For this reason I should be grateful to the Prosecution if they would once more examine the cases I have mentioned in order to find out whether or not the same conditions exist in this case as in the case of the SA Reserve and the armed SA units.

As the last group I mention the SA university units (SA Hochschulstürme), because they were almost without exception obligatory organizations for those students who would not have been admitted to the state examinations without a record of activity in such organizations. The same thing applies to the SA health units (SA Sanitätsstürme), which represented an obligatory activity for many physicians who were applying for positions.

I should like to correct myself on one point, because it has been called to my attention that I wanted to set a time limit for those SA members joining after 1933. I should have said, “after 30 January 1933,” the day of the seizure of power.

In conclusion, I should like to say a few words about the hearing of SA members. Most of the members of the SA are free. If only a few so far have written to the Court, this is almost exclusively due to the fact that, since the SA in this country is generally considered inoffensive, they can hardly imagine that a Court with the experience and the high standing of this Tribunal could reach a decision which would differ from public opinion. Should the Court, however, adhere to its conception of the SA, then I should like to support the suggestion made yesterday by the Prosecution to the effect that the notice be published once more for the members to make an effort to defend their interests. However, I share the opinion of counsel for the Leadership Corps, that it would not serve the interests of the proceedings if the direct contact between the Defense Counsel and his client were destroyed. In the case of the SA men who are free, a technically simple method could be used by having the main Defense Counsel in Nuremberg appoint deputies, preferably lawyers, in every province, for example, Baden, Bavaria, and Württemberg. The provincial press should make mention of these men. Every individual member of an organization could, with the help of these lawyers, answer by means of an affidavit those questions which the Court has found to be relevant.

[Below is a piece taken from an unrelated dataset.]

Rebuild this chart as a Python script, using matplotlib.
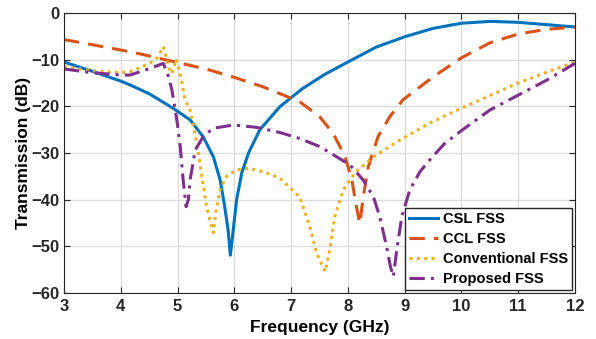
import matplotlib.pyplot as plt
import numpy as np

plt.rcParams['font.family'] = ['Liberation Sans', 'DejaVu Sans']
plt.rcParams['font.weight'] = 'bold'

# CSL FSS
csl_f = [3, 3.5, 4, 4.16, 4.5, 4.92, 5.22, 5.45, 5.63, 5.75, 5.83, 5.89, 5.93, 5.98,
         6.04, 6.13, 6.25, 6.45, 6.8, 7.2, 7.6, 8, 8.5, 9, 9.5, 10, 10.5, 11, 11.5, 12]
csl_db = [-10.5, -12.5, -14.6, -15.4, -17.3, -20.4, -22.9, -26.5, -30.8, -35.8, -41.5,
          -46.5, -51.9, -46.5, -40, -34.3, -30, -25, -20.1, -16.2, -13.1, -10.5, -7.3,
          -5.1, -3.3, -2.2, -1.8, -2.0, -2.5, -3.0]

# CCL FSS
ccl_f = [3, 3.5, 4.16, 4.5, 4.92, 5.5, 5.75, 6, 6.5, 7.15, 7.5, 7.74, 7.95, 8.07, 8.15,
         8.21, 8.27, 8.36, 8.53, 8.74, 8.97, 9.5, 10, 10.5, 11, 11.5, 12]
ccl_db = [-5.7, -6.8, -8.3, -9.2, -10.4, -12.0, -12.9, -13.8, -15.8, -19, -22.2, -25.8,
          -30.8, -35.8, -41.5, -45.1, -39.4, -32.9, -26.5, -22.2, -18.6, -13.7, -9.6,
          -6.4, -4.5, -3.5, -3.0]

# Conventional FSS
conv_f = [3, 3.5, 4, 4.16, 4.51, 4.65, 4.75, 4.85, 4.9, 4.98, 5.07, 5.13, 5.22, 5.34,
          5.42, 5.51, 5.6, 5.63, 5.67, 5.75, 5.86, 6.04, 6.25, 6.51, 6.8, 7.15, 7.33,
          7.45, 7.6, 7.68, 7.77, 7.92, 8.12, 8.45, 8.92, 9.44, 10, 10.5, 11, 11.5, 12]
conv_db = [-11.5, -12.4, -12.8, -12.6, -10.8, -9.5, -7.2, -11.9, -13.0, -9.9, -14.4,
           -18.6, -20.8, -27.9, -34.3, -41.5, -45.8, -47.1, -42.9, -37.9, -35, -33.6,
           -33.3, -34, -35.4, -39.4, -45.8, -51.5, -55.4, -50.8, -43.6, -37.9, -34.3,
           -30.8, -27.2, -23.6, -20.4, -17.7, -15, -12.7, -10.5]

# Proposed FSS
prop_f = [3, 3.5, 4, 4.16, 4.51, 4.75, 4.84, 4.9, 4.95, 5.0, 5.05, 5.1, 5.15, 5.19,
          5.22, 5.31, 5.45, 5.63, 5.98, 6.39, 6.8, 7.15, 7.5, 7.8, 8.04, 8.27, 8.45,
          8.56, 8.68, 8.75, 8.8, 8.86, 8.95, 9.09, 9.27, 9.44, 9.7, 10, 10.5, 11, 11.5, 12]
prop_db = [-12, -12.8, -13.3, -13.3, -11.9, -10.8, -13.6, -16.5, -20.1, -24, -29, -36,
           -41.5, -40, -35.8, -29.4, -26.5, -24.7, -24, -24.5, -25.6, -26.9, -28.6,
           -30.8, -32.6, -35.8, -39.4, -43.6, -50, -54.4, -56.5, -50.8, -43.6, -37.9,
           -34, -31.5, -28, -25.2, -20.8, -17.6, -14.4, -10.8]

fig = plt.figure(figsize=(5.96, 3.39), dpi=100)
ax = fig.add_axes([0.1074, 0.1357, 0.8574, 0.826])

ax.plot(csl_f, csl_db, color='#0072BD', lw=2.2, label='CSL FSS')
ax.plot(ccl_f, ccl_db, color='#D95319', lw=2.2, dashes=(5, 3), label='CCL FSS')
ax.plot(conv_f, conv_db, color='#EDB120', lw=2.2, dashes=(1, 1.4), label='Conventional FSS')
ax.plot(prop_f, prop_db, color='#7E2F8E', lw=2.2, dashes=(5, 2, 1, 2), label='Proposed FSS')

ax.set_xlim(3, 12)
ax.set_ylim(-60, 0)
ax.set_xticks(np.arange(3, 13, 1))
ax.set_yticks(np.arange(-60, 1, 10))
ax.grid(color='#dcdcdc', linewidth=1)
ax.tick_params(direction='in', top=True, right=True, labelsize=12, colors='#262626', length=4)
ax.tick_params(axis='x', pad=4.5)
ax.tick_params(axis='y', pad=3.5)
for lab in ax.get_xticklabels() + ax.get_yticklabels():
    lab.set_fontweight('bold')
for s in ax.spines.values():
    s.set_color('#262626')
ax.set_xlabel('Frequency (GHz)', fontsize=12.5, fontweight='bold', labelpad=4)
ax.set_ylabel('Transmission (dB)', fontsize=12.5, fontweight='bold', labelpad=0)

leg = ax.legend(loc='lower right', prop={'size': 10.5, 'weight': 'bold'}, handlelength=2.0,
                handletextpad=0.3, borderpad=0.3, labelspacing=0.4, fancybox=False,
                framealpha=1, borderaxespad=0.2)
leg.get_frame().set_edgecolor('#262626')
leg.get_frame().set_linewidth(1)

fig.savefig('out.png', dpi=100)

In a very gratifying manner the American Chief Prosecutor stated yesterday, if I understood him correctly, that in the trial of the organizations, because of its fateful importance for millions of people, the principle of justice is much more important than the question of speedy proceedings. I should therefore like to join in the request made by Counsel for the Leadership Corps, that the trial of the organizations, which is to be regarded from different points of view, be separated from the trial of the main defendants.

Members of the Tribunal, I am at the conclusion of my remarks. I should like, however, to reply to the words, words worth heeding, spoken by Justice Jackson yesterday at the beginning of his address. He said that for the first time in history a modern state had completely collapsed, and that this surrender created for the victorious nations completely novel problems; that one of the most important tasks was to destroy the structure of those organizations and to prevent this country forever from waging wars of aggression or carrying out pogroms. All people of good will must sincerely welcome this aim and support Justice Jackson. It is, however, questionable whether the right way toward that end is to defame all members of organizations as such, involving millions of people.

I ask the Tribunal to consider that there is hardly a family in this country which did not have near relatives in some one of these organizations at some time. The organizations are dead, the system of terror and falsehood has disintegrated, millions of misled and deceived people have turned away from their leaders and seducers. But if they find themselves ostracized and stigmatized along with them the effect might easily be the opposite of that which we all hope for.

Justice Jackson correctly pointed out in his speech yesterday that the Control Council will possibly change the method of denazification used so far, which has been rather mechanical, and make it more individual. Present experience that mechanical treatment evokes the feeling of injustice and thereby a false solidarity, might contribute to this. The millions of simple misled camp followers of the organizations would consider such a verdict an act of revenge rather than a manifestation of justice. The ringleaders, however, could conceal their actual guilt behind the backs of millions of people. The educational and corrective effect of a verdict as well as the idea of just atonement would consequently be weakened.

THE PRESIDENT: The Tribunal will adjourn now for 10 minutes.